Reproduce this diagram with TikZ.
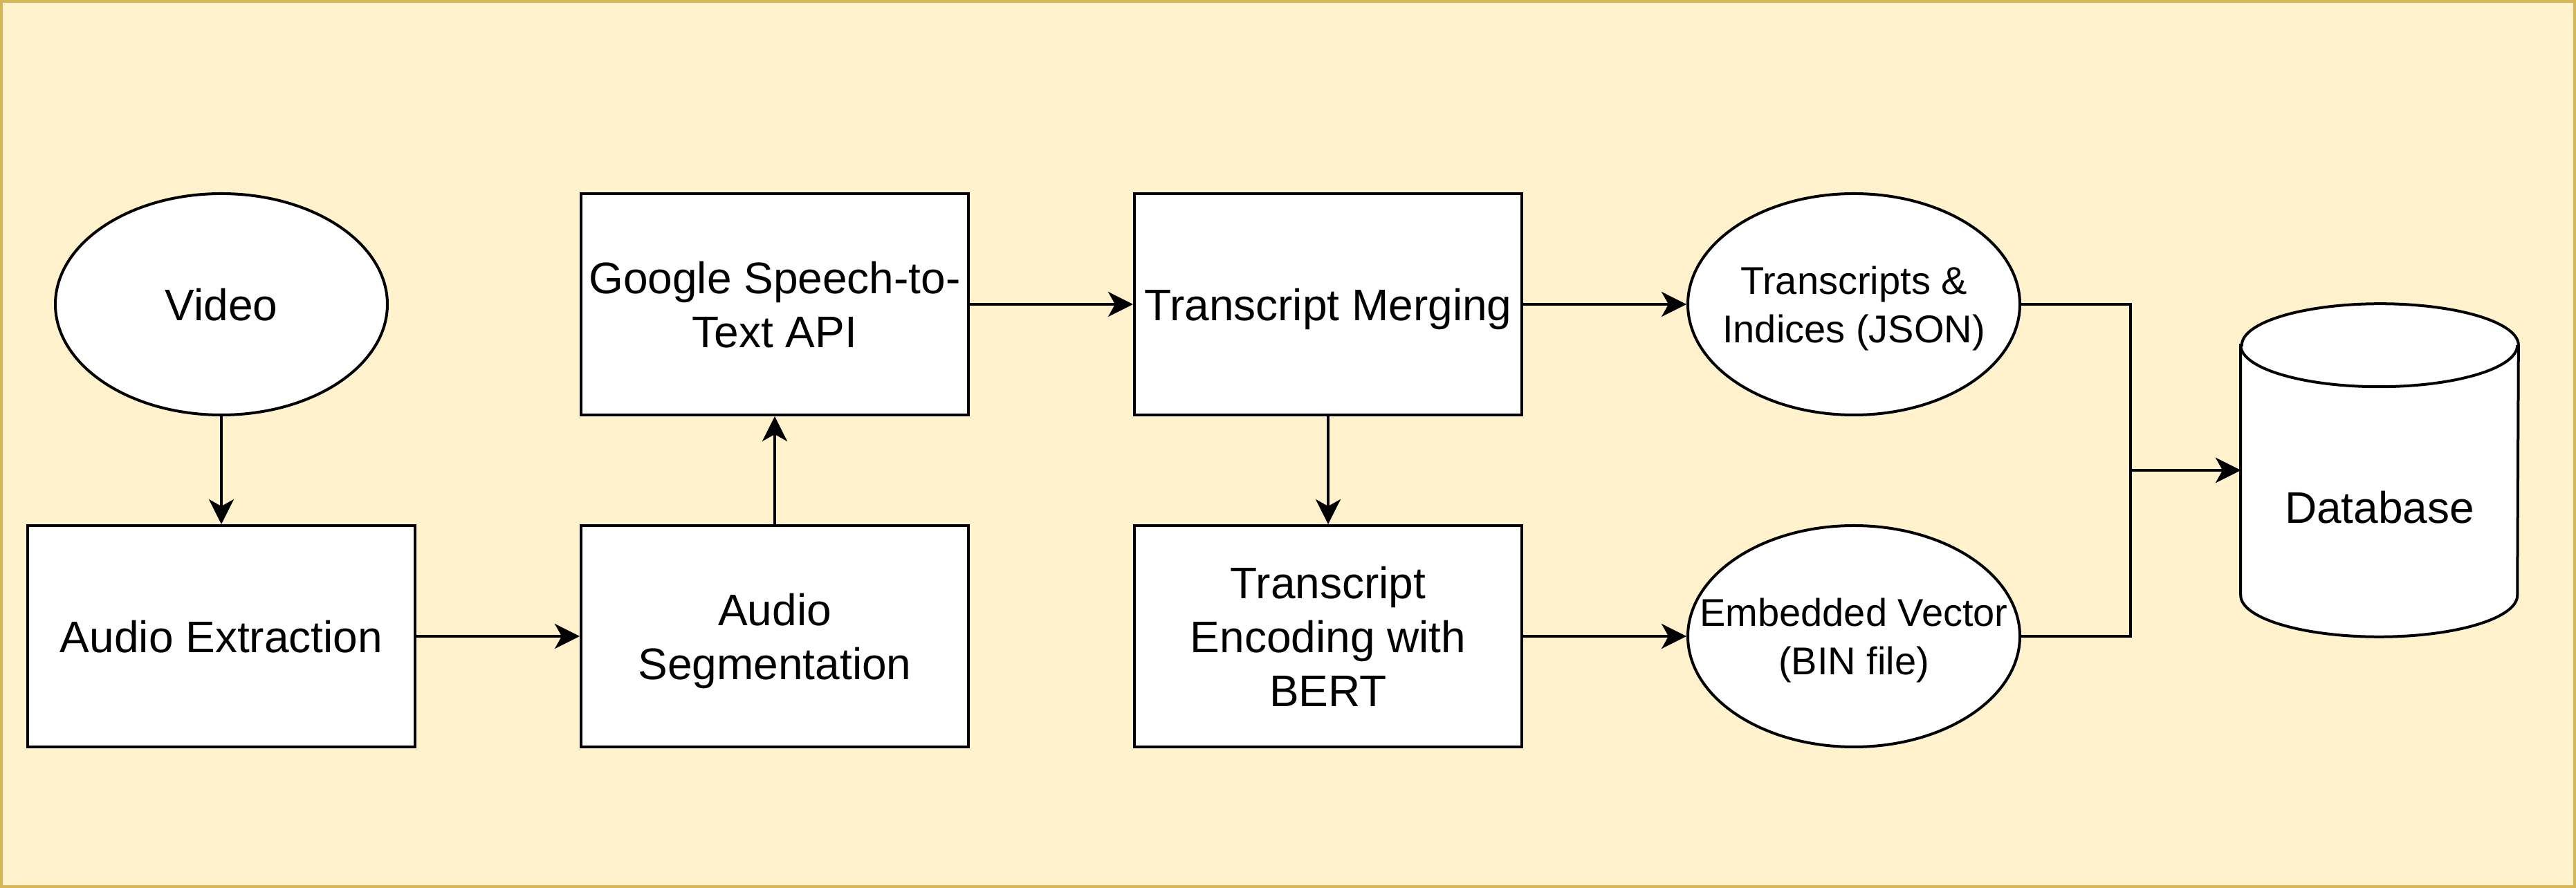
\documentclass[tikz,border=0pt]{standalone}
\usepackage{fontspec}
\setmainfont{Liberation Sans}
\usetikzlibrary{shapes.geometric,arrows.meta}
\definecolor{panelfill}{HTML}{FFF2CC}
\definecolor{panelline}{HTML}{D6B656}
\newcommand{\bigtxt}{\fontsize{16}{19.5}\selectfont}
\newcommand{\smalltxt}{\fontsize{14}{17.5}\selectfont}
\begin{document}
\begin{tikzpicture}[x=1pt, y=1pt,
    box/.style={draw, line width=1pt, fill=white, inner sep=0pt, minimum width=140pt, minimum height=80pt, align=center, text depth=0pt, font=\bigtxt},
    oval/.style={ellipse, draw, line width=1pt, fill=white, inner xsep=-16pt, inner ysep=0pt, minimum width=120pt, minimum height=80pt, align=center, text depth=0pt},
    arr/.style={-{Stealth[length=9pt, width=9pt, inset=2.5pt]}, line width=1pt}]
            \useasboundingbox (0, 0) rectangle (931, 321);
            \draw[draw=panelline, fill=panelfill, line width=1pt] (0.5, 0.5) rectangle (930.5, 320.5);
            \node[oval, font=\bigtxt] (video) at (80, 211) {Video};
            \node[box] (audioext) at (80, 91) {Audio Extraction};
            \node[box] (audioseg) at (280, 91) {Audio\\Segmentation};
            \node[box] (google) at (280, 211) {Google Speech-to-\\Text API};
            \node[box] (merge) at (480, 211) {Transcript Merging};
            \node[box] (encode) at (480, 91) {Transcript\\Encoding with\\BERT};
            \node[oval, font=\smalltxt] (json) at (670, 211) {Transcripts \&\\Indices (JSON)};
            \node[oval, font=\smalltxt] (bin) at (670, 91) {Embedded Vector\\(BIN file)};
            \node[inner sep=0pt, minimum width=100pt, minimum height=120pt] (db) at (860, 151) {};
            \draw[line width=1pt, fill=white] ([yshift=-15pt]db.north west) -- ([yshift=15pt]db.south west)
                arc[start angle=180, end angle=360, x radius=50pt, y radius=15pt] -- ([yshift=-15pt]db.north east)
                arc[start angle=0, end angle=180, x radius=50pt, y radius=15pt] -- cycle;
            \draw[line width=1pt] ([yshift=-15pt]db.north west) arc[start angle=180, end angle=360, x radius=50pt, y radius=15pt];
            \node[font=\bigtxt] (dbtext) at ([yshift=-13.5pt]db.center) {Database};
            \coordinate (join) at (770, 151);
            \draw[arr] (video) -- (audioext);
            \draw[arr] (audioext) -- (audioseg);
            \draw[arr] (audioseg) -- (google);
            \draw[arr] (google) -- (merge);
            \draw[arr] (merge) -- (json);
            \draw[arr] (merge) -- (encode);
            \draw[arr] (encode) -- (bin);
            \draw[arr] (json.east) -| (join) -- (db.west);
            \draw[arr] (bin.east) -| (join) -- (db.west);
        \end{tikzpicture}
\end{document}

CHALLENGE: Set the data above down again exactly as given, with no pictures.

RESPONSE FOR THIS EXERCISE:
Reproduce this diagram with TikZ.
\documentclass[tikz,border=0pt]{standalone}
\usepackage{fontspec}
\setmainfont{Liberation Sans}
\usetikzlibrary{shapes.geometric,arrows.meta}
\definecolor{panelfill}{HTML}{FFF2CC}
\definecolor{panelline}{HTML}{D6B656}
\newcommand{\bigtxt}{\fontsize{16}{19.5}\selectfont}
\newcommand{\smalltxt}{\fontsize{14}{17.5}\selectfont}
\begin{document}
\begin{tikzpicture}[x=1pt, y=1pt,
    box/.style={draw, line width=1pt, fill=white, inner sep=0pt, minimum width=140pt, minimum height=80pt, align=center, text depth=0pt, font=\bigtxt},
    oval/.style={ellipse, draw, line width=1pt, fill=white, inner xsep=-16pt, inner ysep=0pt, minimum width=120pt, minimum height=80pt, align=center, text depth=0pt},
    arr/.style={-{Stealth[length=9pt, width=9pt, inset=2.5pt]}, line width=1pt}]
            \useasboundingbox (0, 0) rectangle (931, 321);
            \draw[draw=panelline, fill=panelfill, line width=1pt] (0.5, 0.5) rectangle (930.5, 320.5);
            \node[oval, font=\bigtxt] (video) at (80, 211) {Video};
            \node[box] (audioext) at (80, 91) {Audio Extraction};
            \node[box] (audioseg) at (280, 91) {Audio\\Segmentation};
            \node[box] (google) at (280, 211) {Google Speech-to-\\Text API};
            \node[box] (merge) at (480, 211) {Transcript Merging};
            \node[box] (encode) at (480, 91) {Transcript\\Encoding with\\BERT};
            \node[oval, font=\smalltxt] (json) at (670, 211) {Transcripts \&\\Indices (JSON)};
            \node[oval, font=\smalltxt] (bin) at (670, 91) {Embedded Vector\\(BIN file)};
            \node[inner sep=0pt, minimum width=100pt, minimum height=120pt] (db) at (860, 151) {};
            \draw[line width=1pt, fill=white] ([yshift=-15pt]db.north west) -- ([yshift=15pt]db.south west)
                arc[start angle=180, end angle=360, x radius=50pt, y radius=15pt] -- ([yshift=-15pt]db.north east)
                arc[start angle=0, end angle=180, x radius=50pt, y radius=15pt] -- cycle;
            \draw[line width=1pt] ([yshift=-15pt]db.north west) arc[start angle=180, end angle=360, x radius=50pt, y radius=15pt];
            \node[font=\bigtxt] (dbtext) at ([yshift=-13.5pt]db.center) {Database};
            \coordinate (join) at (770, 151);
            \draw[arr] (video) -- (audioext);
            \draw[arr] (audioext) -- (audioseg);
            \draw[arr] (audioseg) -- (google);
            \draw[arr] (google) -- (merge);
            \draw[arr] (merge) -- (json);
            \draw[arr] (merge) -- (encode);
            \draw[arr] (encode) -- (bin);
            \draw[arr] (json.east) -| (join) -- (db.west);
            \draw[arr] (bin.east) -| (join) -- (db.west);
        \end{tikzpicture}
\end{document}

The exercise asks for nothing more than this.